## Scrape jobs from LinkedIn

In [1]:
import csv
import requests 
from bs4 import BeautifulSoup
import pandas as pd

In [2]:
# Aim: Retrieve all current data jobs in Germany

url = 'https://de.linkedin.com/jobs/search?keywords=data&location=Deutschland&geoId=101282230&trk=guest_homepage-basic_jobs-search-bar_search-submit&position=1&pageNum=0'

response = requests.get(url)
response

<Response [200]>

In [3]:
# Create instance of Soup with the responsy body and html parser. Soup will be used to process the html
soup = BeautifulSoup(response.content, 'html.parser')

In [4]:
# Test soup and get number of jobs found
soup.find('span', class_='results-context-header__job-count').text.strip()

'53.000'

In [5]:
# Test Selectors
job_title = soup.find('h3', class_='base-search-card__title').text.strip()
job_company = soup.find('h4', class_='base-search-card__subtitle').text.strip()
job_location = soup.find('span', class_='job-search-card__location').text.strip()
job_url = soup.find('a', class_='base-card__full-link')['href']

f'{job_title} - {job_company} - {job_location} - {job_url}'

'(Junior) Data Analyst (f/m/d) - receeve - Hamburg - https://de.linkedin.com/jobs/view/junior-data-analyst-f-m-d-at-receeve-3419057929?refId=cRKg7f7vgVZ7oIOp9V%2FZ8w%3D%3D&trackingId=kd6XRMbCa7YXFqoZi9n6Uw%3D%3D&position=1&pageNum=0&trk=public_jobs_jserp-result_search-card'

After playing with the url to figure out the parameters and how to retrieve the dynamic jobs loaded when scrolling and pagination, it can be concluded:
- position: is not relevant
- start: indicates the index of the firt post to show, or the delta. As in each call it retrieves 25 jobs, calls should be made in step=25 jumps.
- pageNum: indicates the pagination, which changes every 1000 jobs. Therefore it changes every step=1000, and start is reset back to 0.

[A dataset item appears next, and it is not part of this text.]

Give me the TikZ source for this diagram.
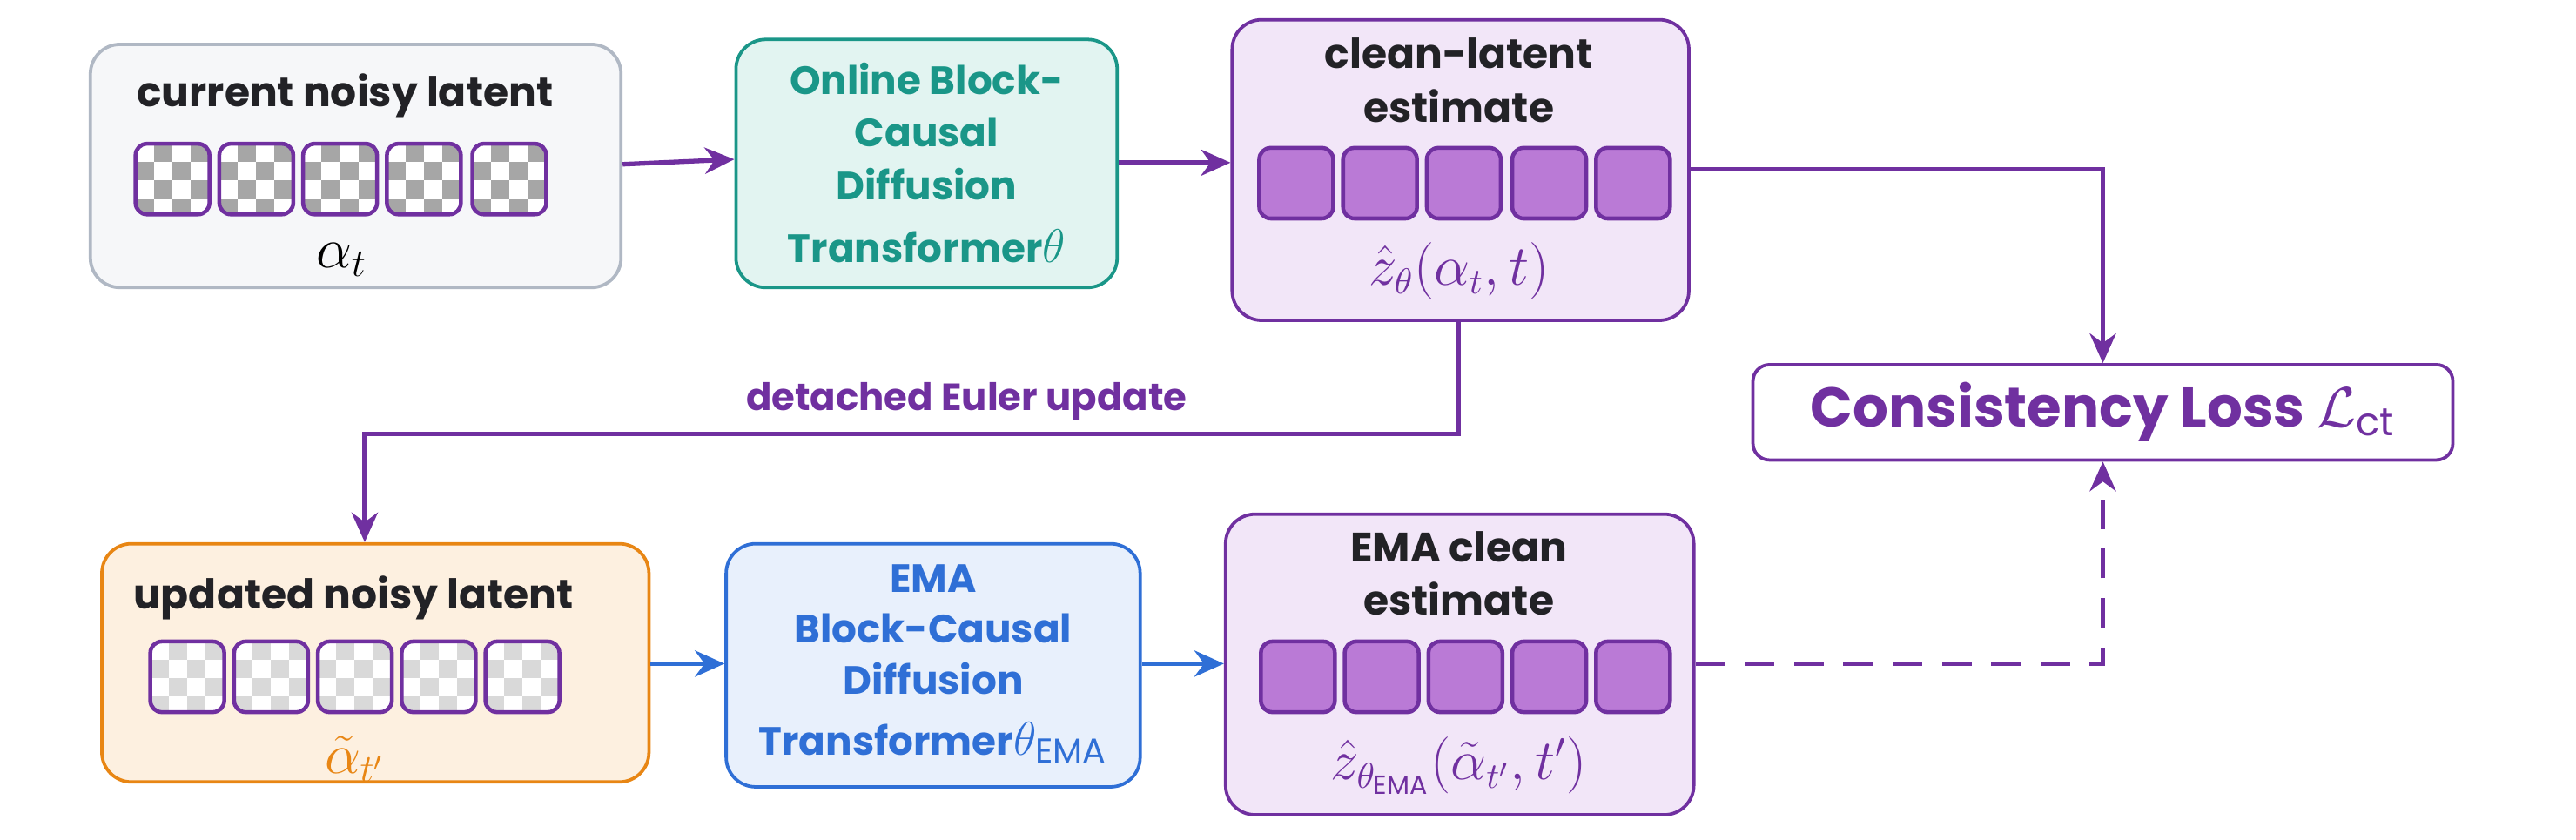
\documentclass[tikz,border=0pt]{standalone}
\usepackage{fontspec}
\setmainfont{Poppins}
\usepackage{amsmath}
\usetikzlibrary{positioning,arrows.meta}
\definecolor{vio}{RGB}{112,48,160}
\definecolor{vioFill}{RGB}{242,230,248}
\definecolor{tokFill}{RGB}{186,122,214}
\definecolor{tealC}{RGB}{26,150,136}
\definecolor{tealFill}{RGB}{226,244,241}
\definecolor{blueC}{RGB}{47,111,214}
\definecolor{blueFill}{RGB}{232,240,252}
\definecolor{oranC}{RGB}{232,134,20}
\definecolor{oranFill}{RGB}{253,240,224}
\definecolor{greyC}{RGB}{176,184,196}
\definecolor{greyFill}{RGB}{246,247,249}
\definecolor{ink}{RGB}{34,34,38}
\tikzset{
  box/.style={draw, line width=1pt, rounded corners=9pt},
  title/.style={font=\bfseries\fontsize{12.5}{15}\selectfont, text=ink, align=center},
  tok/.style={draw=vio, line width=1.2pt, rounded corners=3.5pt, minimum width=22.5pt, minimum height=21.5pt, inner sep=0pt},
  full/.style={tok, fill=tokFill},
  noisy/.style={tok, fill=white, path picture={
      \foreach \i in {0,...,4}{\foreach \j in {0,...,4}{
        \pgfmathparse{int(mod(\i+\j,2))}
        \ifnum\pgfmathresult=1
          \fill[#1, sharp corners] ([xshift=\i*5.6pt,yshift=-\j*5.6pt]path picture bounding box.north west) rectangle ++(11.2,11.2);
        \fi}}}},
  flow/.style={line width=1.4pt, -{Stealth[length=9pt,width=8pt]}}
}
\begin{document}
\begin{tikzpicture}[x=0.5pt,y=-0.5pt]
\useasboundingbox (0,0) rectangle (1568,511);
% boxes
\node (cur) [box, draw=greyC, fill=greyFill, minimum width=161.5pt, minimum height=74pt] at (216.5,101) {};
\node (onl) [box, draw=tealC, fill=tealFill, minimum width=116pt, minimum height=75.5pt] at (564,99.5) {};
\node (cle) [box, draw=vio, fill=vioFill, minimum width=139pt, minimum height=91.5pt] at (889,103.5) {};
\node (loss) [box, draw=vio, fill=white, rounded corners=5pt, minimum width=213pt, minimum height=29pt] at (1280,251) {};
\node (upd) [box, draw=oranC, fill=oranFill, minimum width=166.5pt, minimum height=72.5pt] at (228.5,403.5) {};
\node (ema) [box, draw=blueC, fill=blueFill, minimum width=126pt, minimum height=74pt] at (568,405) {};
\node (emc) [box, draw=vio, fill=vioFill, minimum width=142.5pt, minimum height=91.5pt] at (888.5,404.5) {};
% texts
\node (curT) [title] at (210,58) {current noisy latent};
\node (curL) [font=\fontsize{17}{17}\selectfont] at (208,158) {$\alpha_t$};
\node (onlT) [title, text=tealC, font=\bfseries\fontsize{12}{16}\selectfont] at (564,99) {Online Block-\\Causal\\Diffusion\\[3pt]Transformer{\fontsize{15}{16}\selectfont$\theta$}};
\node (cleT) [title, font=\bfseries\fontsize{12.5}{16.5}\selectfont] at (888,49) {clean-latent\\estimate};
\node (cleL) [text=vio, font=\fontsize{16}{16}\selectfont] at (888,165) {$\hat z_\theta(\alpha_t,t)$};
\node (lossT) [text=vio, font=\bfseries\fontsize{17}{20}\selectfont] at (1280,251) {Consistency Loss $\mathcal{L}_{\mathrm{ct}}$};
\node (updT) [title] at (215,364) {updated noisy latent};
\node (updL) [text=oranC, font=\fontsize{17}{17}\selectfont] at (216,462) {$\tilde\alpha_{t'}$};
\node (emaT) [title, text=blueC, font=\bfseries\fontsize{12}{15.5}\selectfont] at (568,404) {EMA\\Block-Causal\\Diffusion\\[3pt]Transformer{\fontsize{15}{16}\selectfont$\theta_{\mathrm{EMA}}$}};
\node (emcT) [title, font=\bfseries\fontsize{12.5}{16}\selectfont] at (888,349) {EMA clean\\estimate};
\node (emcL) [text=vio, font=\fontsize{16}{16}\selectfont] at (888,466) {$\hat z_{\theta_{\mathrm{EMA}}}(\tilde\alpha_{t'},t')$};
% tokens
\foreach \x [count=\k] in {105,156,207,258,310}
  \node (a\k) [noisy={black!35}] at (\x,109) {};
\foreach \x [count=\k] in {789,840,891,943,994}
  \node (z\k) [full] at (\x,111.5) {};
\foreach \x [count=\k] in {114,165,216,267,318}
  \node (b\k) [noisy={black!15}] at (\x,412) {};
\foreach \x [count=\k] in {790,841,892,943,994}
  \node (y\k) [full] at (\x,412) {};
% connectors
\draw[flow, vio] (cur.east |- 0,100) -- (onl.west |- 0,97);
\draw[flow, vio] (onl.east |- 0,99) -- (cle.west |- 0,99);
\draw[flow, vio] (cle.east |- 0,103) -| (loss.north);
\coordinate (eulA) at (888,264);
\coordinate (eulB) at (222,264);
\draw[flow, vio] (cle.south -| eulA) -- (eulA) -- node[above, pos=0.45, font=\bfseries\fontsize{11.5}{13}\selectfont] {detached Euler update} (eulB) -- (upd.north -| eulB);
\draw[flow, blueC] (upd.east |- 0,404) -- (ema.west |- 0,404);
\draw[flow, blueC] (ema.east |- 0,404) -- (emc.west |- 0,404);
\draw[flow, vio, dashed, dash pattern=on 9pt off 6pt] (emc.east |- 0,404) -| (loss.south);
\end{tikzpicture}
\end{document}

The url follows the next pattern:
https://de.linkedin.com/jobs-guest/jobs/api/seeMoreJobPostings/search?keywords=data&location=Deutschland&geoId=101282230&trk=guest_homepage-basic_jobs-search-bar_search-submit&position=1&pageNum=0&start=0

In [6]:
# Define method to get all jobs
url = 'https://de.linkedin.com/jobs-guest/jobs/api/seeMoreJobPostings/search?keywords=data&location=Deutschland&geoId=101282230&trk=guest_homepage-basic_jobs-search-bar_search-submit&position=1&'

def get_jobs(url):
    jobs = []
    start_num = 0
    page_num = 0
    
    while True:
        page = url + f'pageNum={page_num}&start={start_num}'
        response = requests.get(page)
        print(page)
        if response.status_code == 404:
            break

        soup = BeautifulSoup(response.content, 'html.parser') 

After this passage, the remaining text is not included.